Faithful – What does it mean to be faithful? What do you think of when you hear these words? Do you think about a marriage vow or a promise to someone? Do you think about unwavering commitment or loyalty? If we look at the way John uses this word, we find some other imagery that helps us understand what faithfulness really is. Then we will know why Jesus can say, “Be faithful unto death.”

John uses this word only one time in his gospel. When Jesus confronts Thomas’ disbelief, Jesus invites Thomas to examine the nail’s holes and the scar from the spear. Jesus says, “Come and look, and as a result, be believing.” That is the Greek word pistos. It is an adjective, not a verb, so our English translation sounds funny. We would like to say, “Come and believe,” but that would make pistos a verb, and John doesn’t use “believe” that way. When John talks about believe, he always uses the verb pisteuo (92 times). For John, belief is an action, not a set of statements. To be faithful is to act in a certain way.

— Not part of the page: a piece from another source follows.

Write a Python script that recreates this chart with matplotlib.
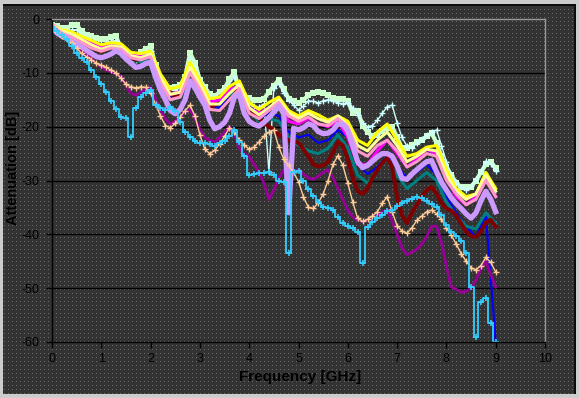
import numpy as np
import matplotlib
matplotlib.use("Agg")
import matplotlib.pyplot as plt

# ---------------- data ----------------
freq = np.round(np.arange(0, 9.01, 0.1), 1)     # 91 points, GHz
freq2 = np.round(np.arange(0, 9.01, 0.2), 1)    # 46 points, GHz

green = [-1.1, -1.3, -1.6, -1.6, -1.2, -1.1, -2.3, -2.9, -3.2, -3.5,
         -3.8, -3.7, -3.4, -3.2, -5.6, -6.4, -7.1, -6.9, -6.2, -5.5,
         -5.1, -8.6, -10.9, -12.3, -12.8, -12.7, -12.3, -10.8, -6.3, -8.2,
         -11.3, -12.7, -14.0, -14.3, -13.6, -12.9, -11.2, -9.8, -13.6, -14.3,
         -14.7, -15.0, -15.1, -14.8, -13.6, -12.4, -11.3, -13.0, -14.8, -15.3,
         -15.6, -15.0, -14.2, -13.7, -13.5, -13.8, -14.2, -14.7, -14.8, -14.9,
         -15.2, -17.5, -17.0, -19.8, -21.0, -21.8, -21.5, -20.8, -20.2, -20.0,
         -22.0, -24.0, -24.0, -23.4, -22.9, -22.5, -21.8, -21.2, -23.0, -25.5,
         -27.5, -29.0, -30.5, -31.2, -31.3, -31.2, -30.0, -28.5, -27.0, -26.5,
         -27.7]

light_cyan = [-1.2, -1.6, -2.0, -2.2, -2.0, -2.0, -3.0, -3.6, -4.0, -4.4,
              -4.7, -4.5, -4.1, -4.0, -6.0, -7.0, -7.8, -7.6, -7.0, -6.4,
              -6.0, -9.0, -11.5, -12.8, -13.2, -13.2, -12.8, -11.5, -7.5, -9.0,
              -11.8, -13.2, -14.5, -14.8, -14.2, -13.4, -12.0, -10.8, -14.0, -15.2,
              -15.8, -16.2, -16.4, -15.8, -28.4, -12.8, -12.0, -13.8, -15.0, -16.0,
              -16.9, -16.2, -15.2, -15.3, -15.6, -15.2, -15.0, -15.2, -15.6, -15.7,
              -15.6, -16.5, -17.8, -19.3, -20.0, -19.8, -18.8, -17.5, -16.3, -16.0,
              -19.3, -22.0, -23.6, -24.0, -23.0, -22.2, -21.6, -21.0, -20.6, -23.5,
              -26.5, -29.0, -30.3, -31.2, -31.8, -31.0, -29.8, -28.3, -26.4, -27.0,
              -28.2]

lavender = [-1.5, -2.6, -3.2, -3.6, -4.2, -4.7, -5.2, -5.8, -6.4, -7.0,
            -7.2, -6.9, -6.5, -5.9, -6.4, -7.4, -8.2, -9.0, -8.8, -8.3,
            -8.0, -10.8, -13.2, -15.0, -17.0, -17.6, -16.8, -15.0, -11.5, -12.8,
            -14.5, -16.0, -18.8, -20.4, -20.0, -19.2, -17.5, -14.5, -14.0, -17.5,
            -19.0, -19.6, -19.9, -19.2, -18.3, -17.3, -16.2, -17.5, -36.0, -20.3,
            -20.6, -20.2, -19.5, -19.8, -20.9, -21.3, -21.2, -20.6, -19.5, -19.6,
            -20.8, -23.5, -26.5, -27.6, -27.2, -26.4, -25.6, -25.0, -25.0, -25.5,
            -27.3, -29.6, -29.8, -28.8, -28.0, -27.2, -26.5, -26.3, -28.4, -30.3,
            -31.8, -33.2, -34.3, -35.2, -36.2, -37.0, -36.0, -33.8, -32.0, -33.5,
            -35.8]

orange = [-1.6, -2.4, -3.1, -3.8, -4.5, -5.4, -6.4, -7.0, -7.6, -8.2,
          -8.6, -9.0, -9.5, -10.0, -11.0, -12.1, -12.6, -12.8, -12.6, -12.7,
          -13.8, -15.8, -18.0, -19.8, -20.2, -19.4, -18.2, -17.0, -16.0, -18.0,
          -21.5, -24.2, -25.0, -24.4, -23.2, -21.8, -20.2, -21.0, -22.5, -23.4,
          -24.2, -23.8, -22.8, -21.8, -21.0, -20.6, -23.8, -26.0, -27.2, -28.5,
          -30.2, -33.0, -35.0, -35.2, -34.2, -32.5, -30.0, -27.0, -25.4, -27.2,
          -30.5, -34.0, -37.0, -37.6, -37.2, -36.6, -35.8, -34.2, -33.0, -35.8,
          -38.4, -39.4, -39.8, -38.8, -37.4, -36.6, -35.8, -35.5, -36.2, -37.2,
          -38.8, -40.2, -41.8, -43.6, -45.0, -46.2, -46.6, -45.8, -44.3, -45.2,
          -47.0]

cyan = [-1.4, -2.2, -3.0, -3.8, -5.0, -6.4, -7.2, -8.0, -9.4, -10.8,
        -12.0, -13.6, -15.2, -16.8, -18.2, -18.3, -22.0, -16.5, -14.5, -13.8,
        -13.2, -16.0, -16.6, -16.9, -16.4, -17.0, -19.2, -21.0, -22.0, -22.6,
        -23.0, -23.0, -23.2, -23.5, -23.0, -22.6, -21.8, -20.6, -22.8, -25.5,
        -29.0, -28.8, -28.6, -28.6, -28.4, -29.0, -30.0, -30.2, -43.5, -28.5,
        -28.2, -30.0, -31.5, -32.8, -34.0, -34.9, -35.2, -35.5, -36.8, -37.9,
        -38.4, -38.8, -39.6, -45.3, -38.6, -37.8, -37.0, -36.4, -35.6, -35.4,
        -34.8, -34.2, -33.8, -33.4, -33.0, -33.2, -33.8, -34.4, -34.9, -36.5,
        -38.2, -39.5, -40.4, -41.2, -43.5, -49.8, -59.0, -52.5, -51.8, -56.5,
        -60.0]

purple = [-1.5, -2.3, -3.0, -3.6, -4.3, -5.0, -5.8, -6.6, -7.4, -8.2,
          -8.9, -9.5, -9.8, -10.2, -10.6, -12.4, -13.8, -14.2, -13.6, -13.0,
          -12.6, -14.8, -17.0, -18.5, -19.5, -19.0, -18.2, -17.2, -16.8, -18.5,
          -20.5, -22.0, -22.5, -22.8, -22.0, -21.0, -20.0, -21.5, -24.0, -25.0,
          -25.6, -27.0, -28.5, -30.5, -33.5, -31.8, -29.5, -28.0, -29.0, -28.5,
          -28.0, -28.8, -29.5, -29.8, -29.2, -28.5, -28.0, -29.5, -31.5, -33.5,
          -35.5, -36.8, -37.4, -37.6, -37.4, -37.0, -36.4, -35.8, -35.5, -37.5,
          -40.0, -42.5, -43.8, -43.3, -42.8, -41.8, -40.4, -38.5, -38.5, -41.5,
          -46.0, -49.8, -50.2, -50.8, -50.6, -50.0, -48.5, -46.4, -45.0, -47.5,
          -49.8]

dark_red = [-1.4, -2.2, -2.8, -3.2, -3.5, -3.8, -4.3, -4.8, -5.3, -5.7,
            -6.0, -5.7, -5.4, -5.0, -5.8, -6.6, -7.2, -7.6, -7.4, -7.2,
            -7.0, -9.5, -11.2, -12.5, -13.6, -14.5, -14.0, -12.2, -10.0, -11.5,
            -13.0, -14.8, -16.5, -16.0, -14.5, -13.8, -13.2, -13.0, -14.2, -15.5,
            -16.6, -17.6, -18.5, -19.3, -20.0, -20.5, -21.5, -22.0, -22.5, -22.8,
            -23.0, -24.2, -25.5, -27.0, -27.4, -27.2, -26.5, -24.8, -22.8, -23.5,
            -26.0, -29.5, -32.0, -32.5, -31.5, -29.5, -28.0, -26.8, -25.8, -27.5,
            -33.0, -36.5, -37.9, -36.0, -34.5, -33.0, -31.8, -31.2, -32.5, -34.2,
            -35.2, -35.6, -36.5, -38.0, -39.5, -40.3, -40.5, -39.5, -37.8, -37.3,
            -38.6]

blue = [-1.3, -2.5, -3.0, -3.8, -4.6, -5.4, -5.0, -5.5, -7.0, -7.2,
        -7.0, -11.5, -14.5, -14.0, -9.5, -12.5, -16.2, -16.5, -14.0, -13.0,
        -17.0, -18.5, -17.5, -18.0, -21.0, -22.0, -21.5, -23.0, -22.5, -20.6,
        -22.0, -27.0, -28.8, -27.5, -25.5, -27.5, -29.5, -28.5, -27.0, -29.0,
        -33.0, -36.0, -38.5, -40.5, -36.5, -60.0]

teal = [-1.3, -2.6, -3.2, -4.2, -5.2, -6.0, -5.6, -6.0, -7.5, -8.0,
        -7.4, -12.0, -15.0, -14.6, -10.5, -13.0, -16.5, -15.0, -14.0, -13.5,
        -17.0, -19.0, -18.5, -19.0, -22.0, -23.5, -24.5, -25.0, -24.0, -21.5,
        -24.0, -29.0, -30.5, -28.0, -26.0, -29.0, -31.5, -30.0, -28.5, -30.0,
        -34.0, -36.5, -38.5, -39.0, -36.0, -38.0]

yellow = [-1.2, -2.0, -2.4, -3.2, -4.0, -4.8, -4.4, -4.6, -6.2, -6.4,
          -6.0, -10.2, -13.0, -12.5, -8.0, -11.5, -14.8, -14.5, -12.5, -11.5,
          -15.5, -16.8, -15.5, -14.5, -17.0, -18.0, -17.0, -17.8, -18.8, -18.0,
          -19.0, -22.5, -23.5, -21.0, -19.5, -22.5, -25.5, -25.0, -23.8, -23.5,
          -28.0, -31.5, -33.0, -32.5, -28.5, -31.5]

magenta = [-1.0, -2.2, -2.8, -3.6, -4.4, -5.2, -4.8, -5.0, -6.6, -7.0,
           -6.6, -11.0, -14.0, -13.5, -9.0, -12.0, -15.5, -15.0, -13.0, -12.5,
           -16.5, -17.5, -16.5, -16.0, -19.0, -19.5, -18.5, -19.5, -20.0, -19.0,
           -22.0, -27.0, -27.0, -24.5, -22.5, -25.0, -27.5, -26.0, -24.2, -25.0,
           -29.5, -33.0, -34.5, -33.0, -29.5, -33.0]

pink = [-1.2, -2.6, -3.4, -4.4, -5.4, -6.0, -5.4, -5.6, -7.2, -7.6,
        -7.0, -11.8, -15.0, -14.5, -10.0, -13.0, -16.8, -17.0, -15.0, -13.0,
        -17.5, -18.5, -17.0, -15.5, -18.0, -19.0, -18.2, -19.5, -19.8, -18.5,
        -20.0, -24.5, -25.5, -23.5, -22.5, -24.5, -27.5, -26.5, -25.0, -25.5,
        -30.0, -32.5, -34.5, -33.5, -30.0, -33.0]

light_yellow = [-1.1, -2.2, -2.8, -3.8, -4.8, -5.6, -5.0, -5.2, -6.8, -7.2,
                -6.5, -11.0, -14.0, -13.6, -9.0, -12.2, -15.8, -15.8, -13.8, -12.2,
                -16.5, -17.8, -16.5, -15.0, -17.5, -18.5, -17.5, -18.5, -19.2, -18.0,
                -19.8, -23.5, -24.5, -22.5, -21.0, -23.5, -26.5, -25.5, -24.2, -24.5,
                -29.0, -32.0, -33.5, -32.5, -29.0, -32.0]

x_ticks = [0, 1, 2, 3, 4, 5, 6, 7, 8, 9, 10]
y_ticks = [0, -10, -20, -30, -40, -50, -60]
x_label = "Frequency [GHz]"
y_label = "Attenuation [dB]"

# ---------------- figure ----------------
W, H, DPI = 579, 398, 100
plt.rcParams['font.family'] = ['Liberation Sans', 'DejaVu Sans']
plt.rcParams['axes.unicode_minus'] = False
fig = plt.figure(figsize=(W / DPI, H / DPI), dpi=DPI)

# background: light outer frame, dark dotted panel
bg = np.empty((H, W, 3))
bg[:] = np.array([0.80, 0.80, 0.80])
bg[4:394, 3:575] = np.array([0.20, 0.20, 0.20])
bg[4:394, 3:575][1::4, 1::4] = np.array([0.42, 0.42, 0.42])
bg[4:6, 3:575] = np.array([0.05, 0.05, 0.05])
bg[4:394, 574:576] = np.array([0.05, 0.05, 0.05])
fig.figimage(bg, xo=0, yo=0, origin='upper', zorder=-5)

ax = fig.add_axes([52 / W, 1 - 342 / H, (545 - 52) / W, (342 - 19) / H])
ax.set_facecolor('none')

# series (later ones drawn on top)
ax.plot(freq, green, color='#CCFFCC', lw=3, marker='s', ms=4, mew=0)
ax.plot(freq, light_cyan, color='#CCFFFF', lw=1, marker='+', ms=4, mew=1)
ax.plot(freq2, blue, color='#0000FF', lw=1.5)
ax.plot(freq2, teal, color='#008080', lw=2.2)
ax.plot(freq, dark_red, color='#800000', lw=2.8)
ax.plot(freq, purple, color='#990099', lw=2.0)
ax.plot(freq2, magenta, color='#FF00FF', lw=2.2)
ax.plot(freq2, yellow, color='#FFFF00', lw=2.2)
ax.plot(freq2, light_yellow, color='#FFFF99', lw=2.2)
ax.plot(freq2, pink, color='#FF99CC', lw=2.2)
ax.plot(freq, lavender, color='#CC99FF', lw=3.8)
ax.plot(freq, orange, color='#FFCC99', lw=1, marker='+', ms=4, mew=1)
ax.plot(freq, cyan, color='#33CCFF', lw=1.3, marker='+', ms=5, mew=1.2,
        drawstyle='steps-mid')

ax.set_xlim(0, 10)
ax.set_ylim(-60, 0)
ax.set_xticks(x_ticks)
ax.set_yticks(y_ticks)
ax.set_xticklabels([str(t) for t in x_ticks])
ax.set_yticklabels([str(t) for t in y_ticks])
ax.tick_params(direction='out', length=4, width=1, color='black',
               labelcolor='black', labelsize=9)
ax.tick_params(axis='y', pad=5)
ax.tick_params(axis='x', pad=4)

for t in y_ticks[1:-1]:
    ax.axhline(t, color='black', lw=1, zorder=0.5)

for s in ('left', 'bottom'):
    ax.spines[s].set_color('black')
    ax.spines[s].set_linewidth(1)
for s in ('top', 'right'):
    ax.spines[s].set_color('#9a9a9a')
    ax.spines[s].set_linewidth(1)
    ax.spines[s].set_linestyle((0, (1, 1)))

ax.set_xlabel(x_label, fontsize=11, fontweight='bold', color='black')
ax.set_ylabel(y_label, fontsize=10.5, fontweight='bold', color='black')
ax.xaxis.set_label_coords((300 - 52) / 493, -(370 - 342) / 323)
ax.yaxis.set_label_coords(-(52 - 20) / 493, (342 - 168) / 323)

fig.savefig('out.png', dpi=DPI)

How do I act when I am faithful? For that answer, we need to look at the Hebrew thought behind this Greek word. We arrive at Numbers 12:7, for example, where the Greek word pistos translates the Hebrew word ‘aman. This Hebrew word paints a very tangible picture. Its primary meaning is to provide stability and confidence. It is used to describe the foundation of a house, the support of pillars, a nurse holding a baby in her arms, a nail driven into a post. It is about things that can be relied upon; things that are solid as a rock. Suddenly faithfulness is no longer simply mental affirmation. It is no longer just about what I think. It is about the concrete actions of unshakeable trust. It is built on granite instead of sand. It is trusting that the nurse will not drop the baby. It is knowing that the pillars will hold up the roof. To be faithful unto death is to be steady as a rock no matter what the storm may bring.

Faithfulness is not found in my signature at the bottom of a list of beliefs. Faithfulness is found in the behaviors that reflect those beliefs. Yes, I must know what I believe, but until my knowledge is converted into real, tangible actions, it is not faithfulness.

The Old Testament uses pistos for another Hebrew word, ne’um, a word that means “an oracle or prophetic saying from God.” You can find this in 2 Samuel 23:1. Why is this also pistos? Because it comes from God’s mouth and it is totally and undeniably trustworthy. You can act on it. It is rock-solid truth. Accepting the oracle of God means more than simply acknowledging that God spoke it. It means hearing and acting on it. I cannot be faithful until I put it into practice.

God is a Rock. Imitating that rock-like quality, doing what He says is being faithful. So, polish the granite in your life. Sculpt the marble. Shine like a diamond. You were called to be a geological marvel.